When the Cultivate What Matters team announced their Summer Collection, I couldn’t wait to get my hands on their new Finance Guide. After the past few years being really difficult financially between medical expenses, my own lack of work with being so sick while pregnant and committing to nursing my daughter, and my husband’s former job being a toxic work environment, it has taken us a while to start to get back on our feet and it has been an exhausting journey that has made me want to throw in the towel sometimes. It has felt like the epitome of little by little progress to get out of medical debt- not even little by little, more often microscopic… so my husband and I were ready to dive in together and re-focus on our finance goals with this little guide…
What we found in completing the guide was so much better than just refocusing the goals. It asked deep and sometimes difficult questions in a way that allowed us to openly communicate in a neutral setting (it is really hard to not seem confrontational if you suddenly start asking your spouse about money fears and mistakes out of nowhere so having a “third party” guide the conversation is wonderfully helpful! It reminded me of the way we were given the opportunity to approach difficult questions during our Engaged Encounter experience which was so helpful in giving us a solid foundation for our marriage. One that we relied on during the stressful financial times when we were not communicating at our best.) Some of the questions weren’t even tense or in need of a “neutral” environment, they were just questions we had never thought to ask ourselves.
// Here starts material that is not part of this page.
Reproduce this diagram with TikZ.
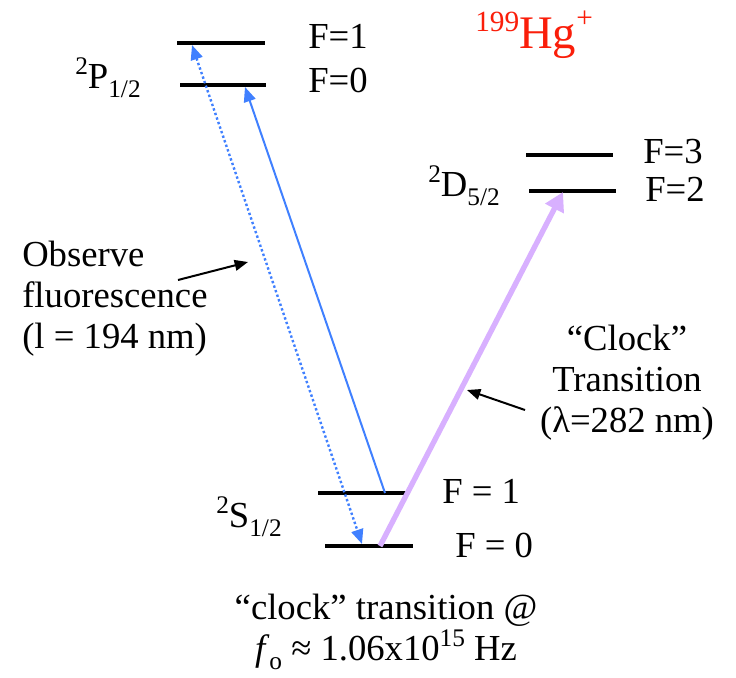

When it comes to finances, I truly think that the hardest part is that you must be HONEST with your situation before you can do anything about it. There’s a lot of shame around money and because it is one of those topics that are kind of talked about in hushed tones or thought of as impolite it can be so hard to take that starting step, even with the person closest to you. Here are a few of the things I loved that the finance guide prompted us to talk about:
*Our perceptions of money we carried in from our families of origin- this was key and something that could be so helpful for other couples navigating combined finances- discussing ideas that maybe the other person took for granted was the same for the partner/affects each other and the way you approach financial decisions. This is also something I wish I’d have thought about as a single person when I was just out of college and trying to slowly figure out what money meant as an independent adult instead of a college student still getting help from loans and my parents.
*How can you start with gratitude- This was such a great prompt. Our goals seem so huge and unattainable that it can be really discouraging sometimes, but we’ve come so far! That’s easy to forget during the ins and outs of daily sacrificing and budgeting. And odds are good that if you are reading this blog, you have something to be grateful for with your financial situation as well. You have access to the internet! and time to check a blog! maybe even from your smart phone! One of the things I listed as being most grateful for was how we’ve made budgeting a part of our routine because it has greatly helped our communication and eased tensions- that honesty I talked about earlier is definitely a foundational element for marriage and if you’re lying to yourself you can’t be honest with your partner! Budgeting forced us to become really honest and humble.
*The guide also helped us to face the fact that most of our financial decisions are, in fact, decisions. If you’d have asked me a few years ago if being a two car family was a want or a need I’d have definitely said NEED. But we reassessed when our situation changed and it has made us reconsider our blessings and how much luxury we have or had. Asking for a scholarship to certain activities or forgoing them because you are too prideful to do so is a choice, even if it’s not one that is fun to make. Most recently this has meant making the choice to stick with our plans of paying to travel to weddings of dear friends this summer, but at the expense of waiting to fix our bathroom for months because while it felt like a “need” at first we are blessed to have a second bathroom and have managed to get by sharing one between the four of us… and it has made me extra excited that we are FINALLY getting it fixed this summer. When it came to summarizing our financial choices, this is what we put: “We are choosing family and simplicity and faith”- all our financial decisions are made with the guidepost of not burdening our children/focusing on a stronger family and living our values— there are so many goals large and small that stem from this central vision of what kind of choices we want to make as we move forward. In some ways we aren’t even close to “there” yet, but on others we can see that we are making progress.
Is money still a source of stress for us? I’d be lying if I said no. But I can honestly say it is so much better now that we don’t have the additional stress over communicating effectively about money. Anyone else completed plan to work through the Cultivate What Matters Finance Guide?! Whether the answer is yes or no, I’d love to hear if you have any questions or quotes about finances and the way you approach them that have helped you in your financial goals, or what keeps you motivated on long term goals like this that feel so fluid with what life throws at you!